By 2002, the band publicized on their website that they wanted to add a third member to the Shizit. They found that third member in dedicated turntablist Jason Alberts. You can hear his work in the band in a few live vids circulating the net.
The band always knew if they were going to play live, it wouldn’t be in Seattle. It probably wouldn’t be in the United States at all. How many jungle producers do you know from the US? Do any Americans but a few of us weirdos listen to gabber and hardcore? Right. The band managed to negotiate their way as an opening act for the UK leg of Alec Empire’s tour, and what the author means by negotiate, they begged. They offered to do it for no pay and no expenses paid by the tour. They’d front it all, paperwork and all. With that kind of deal, Alec couldn’t refuse.

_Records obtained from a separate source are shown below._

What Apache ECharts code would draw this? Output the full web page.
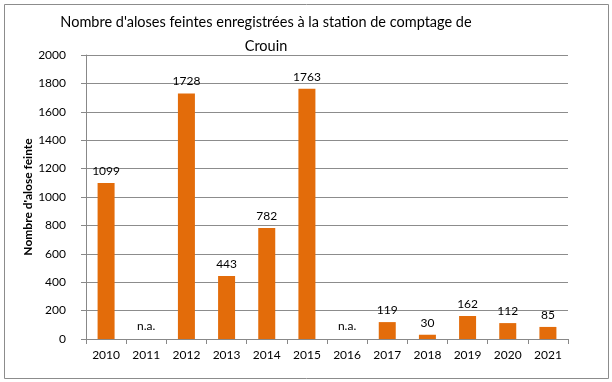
<!DOCTYPE html>
<html><head><meta charset="utf-8">
<script src="https://cdn.jsdelivr.net/npm/echarts@6/dist/echarts.min.js"></script>
<style>html,body{margin:0;padding:0;background:#fff}#c{width:612px;height:382px}</style>
</head><body><div id="c"></div>
<script>
const years = ['2010','2011','2012','2013','2014','2015','2016','2017','2018','2019','2020','2021'];
const counts = [1099, null, 1728, 443, 782, 1763, null, 119, 30, 162, 112, 85];
const naFlags = [null, 0, null, null, null, null, 0, null, null, null, null, null];
const yTicks = [0, 200, 400, 600, 800, 1000, 1200, 1400, 1600, 1800, 2000];

const chart = echarts.init(document.getElementById('c'), null, {renderer:'canvas'});
const font = 'Lato, "Open Sans", sans-serif';
chart.setOption({
  animation:false,
  backgroundColor:'#fff',
  graphic:[{type:'rect', shape:{x:4.5,y:4.5,width:604,height:374}, style:{fill:'none', stroke:'#8c8c8c', lineWidth:1}}],
  title:{text:"Nombre d'aloses feintes enregistrées à la station de comptage de\nCrouin", left:261, textAlign:'center', top:5,
    textStyle:{fontFamily:font, fontSize:14.5, fontWeight:'normal', color:'#000', lineHeight:24}},
  grid:{left:86, right:44, top:55, bottom:43},
  xAxis:{type:'category', data:years,
    axisLine:{lineStyle:{color:'#888'}},
    axisTick:{show:true, length:5, lineStyle:{color:'#888'}},
    axisLabel:{fontFamily:font, fontSize:12, color:'#000', margin:10}},
  yAxis:{type:'value', min:yTicks[0], max:yTicks[yTicks.length-1], interval:200,
    name:"Nombre d'alose feinte", nameLocation:'middle', nameGap:52, nameRotate:90, nameMoveOverlap:false,
    nameTextStyle:{fontFamily:font, fontSize:12, fontWeight:'bold', color:'#000'},
    axisLine:{show:true, lineStyle:{color:'#888'}},
    axisTick:{show:true, length:5, lineStyle:{color:'#888'}},
    splitLine:{lineStyle:{color:'#8c8c8c', width:1}},
    axisLabel:{fontFamily:font, fontSize:12, color:'#000', margin:20, formatter:v=>String(v)}},
  series:[
    {type:'bar', data:counts, barWidth:17, itemStyle:{color:'#E36C0A'},
     label:{show:true, position:'top', distance:6, fontFamily:font, fontSize:12, color:'#000'}},
    {type:'bar', data:naFlags, barWidth:17, barGap:'-100%', itemStyle:{color:'transparent'},
     label:{show:true, position:'top', distance:7, formatter:'n.a.', fontFamily:font, fontSize:12, color:'#000'}}
  ]
});
</script></body></html>
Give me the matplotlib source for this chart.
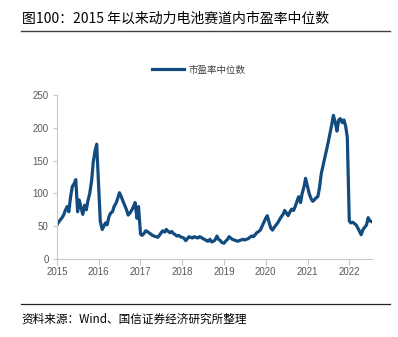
import numpy as np
import pandas as pd
import matplotlib
matplotlib.use("Agg")
import matplotlib.pyplot as plt
from matplotlib.lines import Line2D

# ---- DATA (semi-monthly readings of the PE median) ----
pe_2015 = [52, 56, 60, 63, 67, 74, 80, 72, 95, 110, 115, 121,
           72, 90, 78, 68, 82, 75, 90, 100, 120, 148, 165, 175]
pe_2016 = [110, 58, 45, 50, 55, 52, 65, 70, 72, 80, 85, 92,
           101, 96, 88, 82, 75, 67, 70, 74, 80, 86, 62, 80]
pe_2017 = [38, 36, 39, 43, 42, 40, 38, 36, 35, 34, 33, 36,
           40, 43, 41, 45, 42, 40, 42, 39, 37, 35, 36, 34]
pe_2018 = [33, 32, 28, 31, 34, 33, 32, 34, 33, 32, 34, 33,
           31, 30, 28, 27, 30, 26, 27, 29, 35, 30, 28, 25]
pe_2019 = [24, 27, 30, 34, 32, 30, 29, 28, 27, 28, 29, 30,
           29, 30, 31, 33, 35, 34, 37, 40, 42, 44, 50, 55]
pe_2020 = [62, 66, 55, 47, 44, 48, 52, 55, 60, 64, 68, 74,
           70, 66, 72, 76, 74, 80, 88, 95, 86, 100, 110, 123]
pe_2021 = [110, 100, 92, 88, 90, 93, 95, 108, 130, 141, 155, 165,
           178, 190, 205, 219, 208, 195, 212, 214, 208, 212, 202, 185]
pe_2022 = [58, 55, 56, 54, 52, 48, 42, 37, 45, 48, 52, 63, 58, 57]

values = pe_2015 + pe_2016 + pe_2017 + pe_2018 + pe_2019 + pe_2020 + pe_2021 + pe_2022
dates = pd.date_range("2015-01-01", periods=len(values), freq="SMS")

year_ticks = [2015, 2016, 2017, 2018, 2019, 2020, 2021, 2022]
y_ticks = [0, 50, 100, 150, 200, 250]

TITLE = "图100：2015 年以来动力电池赛道内市盈率中位数"
SOURCE = "资料来源：Wind、国信证券经济研究所整理"
LEGEND = "市盈率中位数"

LINE_COLOR = "#124B7E"
CJK = ["Noto Sans CJK SC", "DejaVu Sans"]

plt.rcParams["font.family"] = ["Liberation Sans", "Noto Sans CJK SC", "DejaVu Sans"]

fig = plt.figure(figsize=(3.98, 3.37), dpi=100)
ax = fig.add_axes([0.143, 0.2315, 0.792, 0.4865])

ax.plot(dates, values, color=LINE_COLOR, lw=2.3, label=LEGEND, solid_joinstyle="round")

ax.set_ylim(0, 250)
ax.set_yticks(y_ticks)
ax.set_xlim(pd.Timestamp("2015-01-01"), pd.Timestamp("2022-07-20"))
ax.set_xticks([pd.Timestamp(f"{y}-01-01") for y in year_ticks])
ax.set_xticklabels([str(y) for y in year_ticks])

for s in ["top", "right"]:
    ax.spines[s].set_visible(False)
for s in ["left", "bottom"]:
    ax.spines[s].set_color("#C8C8C8")
    ax.spines[s].set_linewidth(0.8)

ax.tick_params(axis="x", length=4, width=0.8, color="#C8C8C8", labelsize=7,
               labelcolor="#595959", pad=2)
ax.tick_params(axis="y", length=3, width=0.8, color="#C8C8C8", labelsize=7,
               labelcolor="#595959", pad=3)

leg = ax.legend(loc="center", bbox_to_anchor=(0.5, 0.792), bbox_transform=fig.transFigure,
                frameon=False, handlelength=3.4, handletextpad=0.5,
                prop={"family": CJK, "size": 6.8})
for t in leg.get_texts():
    t.set_color("#404040")

fig.text(0.055, 0.945, TITLE, fontsize=10, family=CJK, color="black", va="center", ha="left")
fig.text(0.055, 0.053, SOURCE, fontsize=8.4, family=CJK, color="black", va="center", ha="left")

fig.add_artist(Line2D([0.052, 0.98], [0.907, 0.907], transform=fig.transFigure,
                      color="#404040", lw=1.0))
fig.add_artist(Line2D([0.052, 0.98], [0.098, 0.098], transform=fig.transFigure,
                      color="#202020", lw=0.9))

fig.savefig("out.png", dpi=100)
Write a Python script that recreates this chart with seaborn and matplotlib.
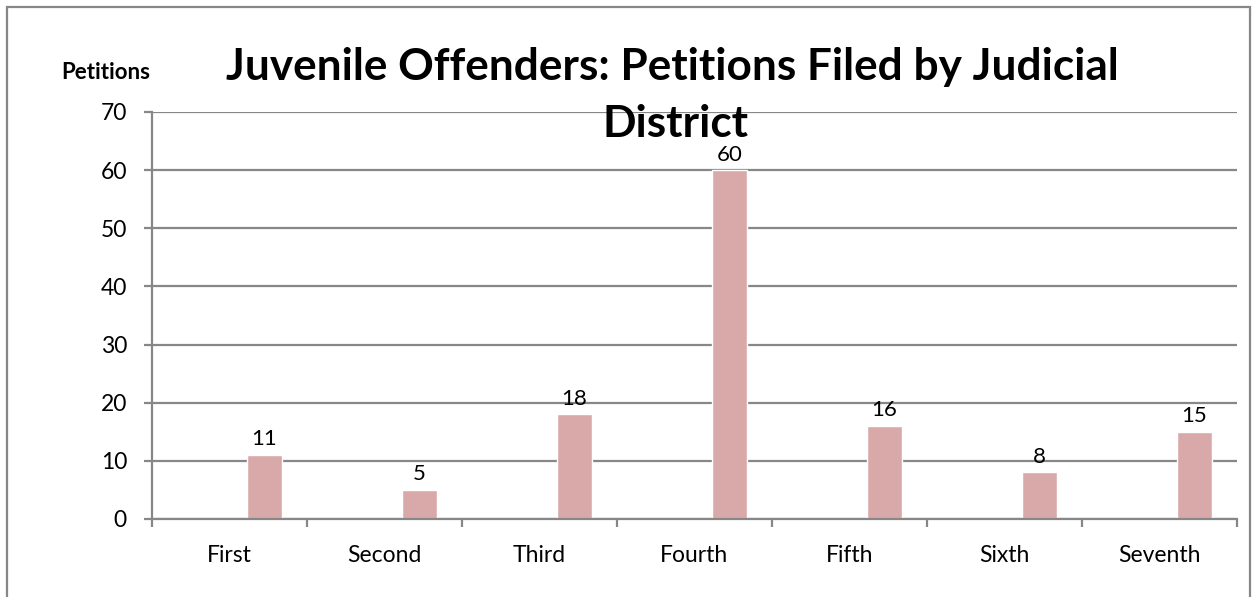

The band played in the UK to sold out crowds who knew them and the lyrics, but personal relations between the members fell apart during the tour. The Shizit disbanded by the end of the year.
Meditations on the End
I wish I could give you the Hollywood epilogue text, to tell you that the band remain friends today, but the reality is that they do not. Not that they hold active animosity keeping them up at night. Truthfully, I believe they simply do not think about each other or the band much anymore. They’d prefer to look forward rather than back.
I am switching to first person in this section because I want to make myself very clear. I do not care about the reason(s) The Shizit broke up. Both members have expressed regret about the ordeal, and the cliche way it all transpired. It’s best left in the past. The only conclusion I’ve ever made and ever needed is that touring is a very stressful experience for a band, especially one crossing an ocean and paying for the entire thing out of their own pockets. In those confines, people don’t so much show their true colors as they become ugly distortions of themselves. I dare you to act so high, mighty, and enlightened in the same situation. Also, you know, sometimes we all need to mind our own business more.
After The Shizit? Well, that’s the last 15 years or so. You can easily Google most of this stuff now.
JP stayed in music, releasing the first record under the name Rabbit Junk in 2004. The first record’s got a tinge of that Shizit sound, having been produced so close to the end of the other band, but it’s definitely a more personal project for him. The later records even more so. You’ll probably find it scratches some of the itch, but Rabbit Junk is not the Shizit and you’re better off not comparing them, or you’ll waste 10 years of your life getting mad over nothing like I did. Ahem. JP also has a bunch of side projects and one-offs you can look into. Before you email me, yes, I know about that one record in 2009. No, I am not wasting my time rehashing all of that. It’s good, but it’s its own thing, too.
Brian has been much more low key, quitting professional music as far as I can tell. He worked in tech for a while, seems to do a lot more traveling now, logging his destinations in a blog. He was on a podcast last year talking about what he’s been up to this whole time, like cross-continental driving (!!!), as well as little bit about the Shizit. It’s not a bad listen.
Go listen to the music. Enjoy it. These guys put a lot of work into it, and hopefully you understand that now.